_Aim of the task:_ Every line of the listing must be reproduced as it stands. Leave the images behind.
+++++
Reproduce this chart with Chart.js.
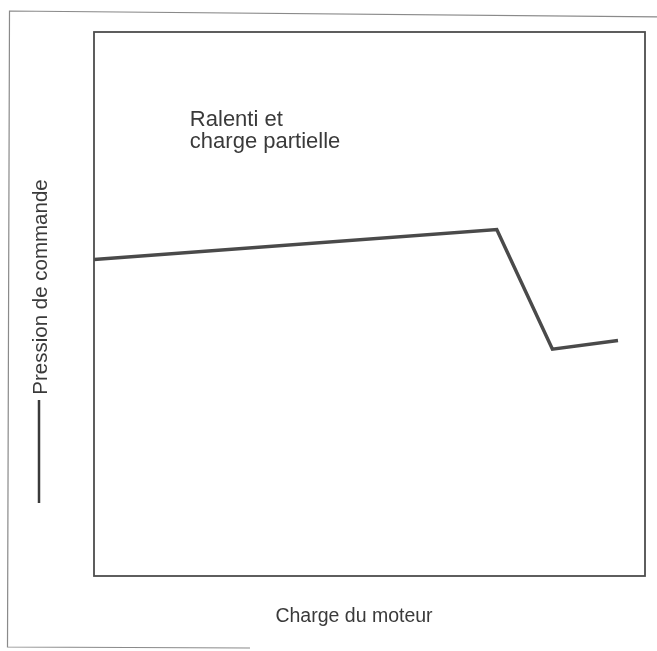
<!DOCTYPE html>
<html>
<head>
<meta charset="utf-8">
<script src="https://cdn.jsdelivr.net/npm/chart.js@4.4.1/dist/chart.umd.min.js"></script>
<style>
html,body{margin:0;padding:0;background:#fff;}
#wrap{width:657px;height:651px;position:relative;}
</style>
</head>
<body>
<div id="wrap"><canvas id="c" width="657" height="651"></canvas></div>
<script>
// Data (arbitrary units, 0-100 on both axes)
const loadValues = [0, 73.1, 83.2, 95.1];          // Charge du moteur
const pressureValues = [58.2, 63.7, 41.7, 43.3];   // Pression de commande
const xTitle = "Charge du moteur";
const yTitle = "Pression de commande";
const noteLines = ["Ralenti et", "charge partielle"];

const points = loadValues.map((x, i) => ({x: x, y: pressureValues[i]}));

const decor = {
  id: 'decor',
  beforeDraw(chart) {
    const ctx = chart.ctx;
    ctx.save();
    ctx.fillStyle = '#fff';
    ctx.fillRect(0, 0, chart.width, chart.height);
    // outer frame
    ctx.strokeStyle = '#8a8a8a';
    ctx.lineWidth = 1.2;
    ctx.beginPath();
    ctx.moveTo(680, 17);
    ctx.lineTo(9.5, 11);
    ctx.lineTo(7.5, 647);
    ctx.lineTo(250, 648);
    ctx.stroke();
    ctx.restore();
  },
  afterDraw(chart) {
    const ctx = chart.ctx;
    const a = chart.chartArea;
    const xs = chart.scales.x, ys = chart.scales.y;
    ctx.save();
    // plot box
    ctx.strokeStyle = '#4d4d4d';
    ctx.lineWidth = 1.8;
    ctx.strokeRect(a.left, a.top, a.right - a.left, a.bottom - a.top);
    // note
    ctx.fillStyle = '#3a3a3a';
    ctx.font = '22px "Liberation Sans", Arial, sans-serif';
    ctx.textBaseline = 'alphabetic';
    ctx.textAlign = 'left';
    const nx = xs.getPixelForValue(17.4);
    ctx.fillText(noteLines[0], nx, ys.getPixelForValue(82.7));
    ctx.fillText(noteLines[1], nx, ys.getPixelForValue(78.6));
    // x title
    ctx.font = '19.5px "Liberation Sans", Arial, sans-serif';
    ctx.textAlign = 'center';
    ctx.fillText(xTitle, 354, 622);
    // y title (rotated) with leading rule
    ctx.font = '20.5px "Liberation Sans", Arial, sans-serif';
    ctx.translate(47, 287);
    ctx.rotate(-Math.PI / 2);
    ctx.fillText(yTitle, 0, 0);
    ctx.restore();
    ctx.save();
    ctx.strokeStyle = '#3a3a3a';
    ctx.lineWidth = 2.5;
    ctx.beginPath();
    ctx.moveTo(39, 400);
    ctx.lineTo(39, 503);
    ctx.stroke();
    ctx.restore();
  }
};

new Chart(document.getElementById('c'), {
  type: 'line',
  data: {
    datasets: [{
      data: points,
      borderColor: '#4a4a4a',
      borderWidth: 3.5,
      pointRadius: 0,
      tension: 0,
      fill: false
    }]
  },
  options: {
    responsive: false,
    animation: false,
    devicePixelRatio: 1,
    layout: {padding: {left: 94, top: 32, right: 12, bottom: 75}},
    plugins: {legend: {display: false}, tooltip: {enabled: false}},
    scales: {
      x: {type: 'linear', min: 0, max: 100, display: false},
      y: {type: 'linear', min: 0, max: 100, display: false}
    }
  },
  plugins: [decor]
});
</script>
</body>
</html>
+++++
_Reply:_
Reproduce this chart with Chart.js.
<!DOCTYPE html>
<html>
<head>
<meta charset="utf-8">
<script src="https://cdn.jsdelivr.net/npm/chart.js@4.4.1/dist/chart.umd.min.js"></script>
<style>
html,body{margin:0;padding:0;background:#fff;}
#wrap{width:657px;height:651px;position:relative;}
</style>
</head>
<body>
<div id="wrap"><canvas id="c" width="657" height="651"></canvas></div>
<script>
// Data (arbitrary units, 0-100 on both axes)
const loadValues = [0, 73.1, 83.2, 95.1];          // Charge du moteur
const pressureValues = [58.2, 63.7, 41.7, 43.3];   // Pression de commande
const xTitle = "Charge du moteur";
const yTitle = "Pression de commande";
const noteLines = ["Ralenti et", "charge partielle"];

const points = loadValues.map((x, i) => ({x: x, y: pressureValues[i]}));

const decor = {
  id: 'decor',
  beforeDraw(chart) {
    const ctx = chart.ctx;
    ctx.save();
    ctx.fillStyle = '#fff';
    ctx.fillRect(0, 0, chart.width, chart.height);
    // outer frame
    ctx.strokeStyle = '#8a8a8a';
    ctx.lineWidth = 1.2;
    ctx.beginPath();
    ctx.moveTo(680, 17);
    ctx.lineTo(9.5, 11);
    ctx.lineTo(7.5, 647);
    ctx.lineTo(250, 648);
    ctx.stroke();
    ctx.restore();
  },
  afterDraw(chart) {
    const ctx = chart.ctx;
    const a = chart.chartArea;
    const xs = chart.scales.x, ys = chart.scales.y;
    ctx.save();
    // plot box
    ctx.strokeStyle = '#4d4d4d';
    ctx.lineWidth = 1.8;
    ctx.strokeRect(a.left, a.top, a.right - a.left, a.bottom - a.top);
    // note
    ctx.fillStyle = '#3a3a3a';
    ctx.font = '22px "Liberation Sans", Arial, sans-serif';
    ctx.textBaseline = 'alphabetic';
    ctx.textAlign = 'left';
    const nx = xs.getPixelForValue(17.4);
    ctx.fillText(noteLines[0], nx, ys.getPixelForValue(82.7));
    ctx.fillText(noteLines[1], nx, ys.getPixelForValue(78.6));
    // x title
    ctx.font = '19.5px "Liberation Sans", Arial, sans-serif';
    ctx.textAlign = 'center';
    ctx.fillText(xTitle, 354, 622);
    // y title (rotated) with leading rule
    ctx.font = '20.5px "Liberation Sans", Arial, sans-serif';
    ctx.translate(47, 287);
    ctx.rotate(-Math.PI / 2);
    ctx.fillText(yTitle, 0, 0);
    ctx.restore();
    ctx.save();
    ctx.strokeStyle = '#3a3a3a';
    ctx.lineWidth = 2.5;
    ctx.beginPath();
    ctx.moveTo(39, 400);
    ctx.lineTo(39, 503);
    ctx.stroke();
    ctx.restore();
  }
};

new Chart(document.getElementById('c'), {
  type: 'line',
  data: {
    datasets: [{
      data: points,
      borderColor: '#4a4a4a',
      borderWidth: 3.5,
      pointRadius: 0,
      tension: 0,
      fill: false
    }]
  },
  options: {
    responsive: false,
    animation: false,
    devicePixelRatio: 1,
    layout: {padding: {left: 94, top: 32, right: 12, bottom: 75}},
    plugins: {legend: {display: false}, tooltip: {enabled: false}},
    scales: {
      x: {type: 'linear', min: 0, max: 100, display: false},
      y: {type: 'linear', min: 0, max: 100, display: false}
    }
  },
  plugins: [decor]
});
</script>
</body>
</html>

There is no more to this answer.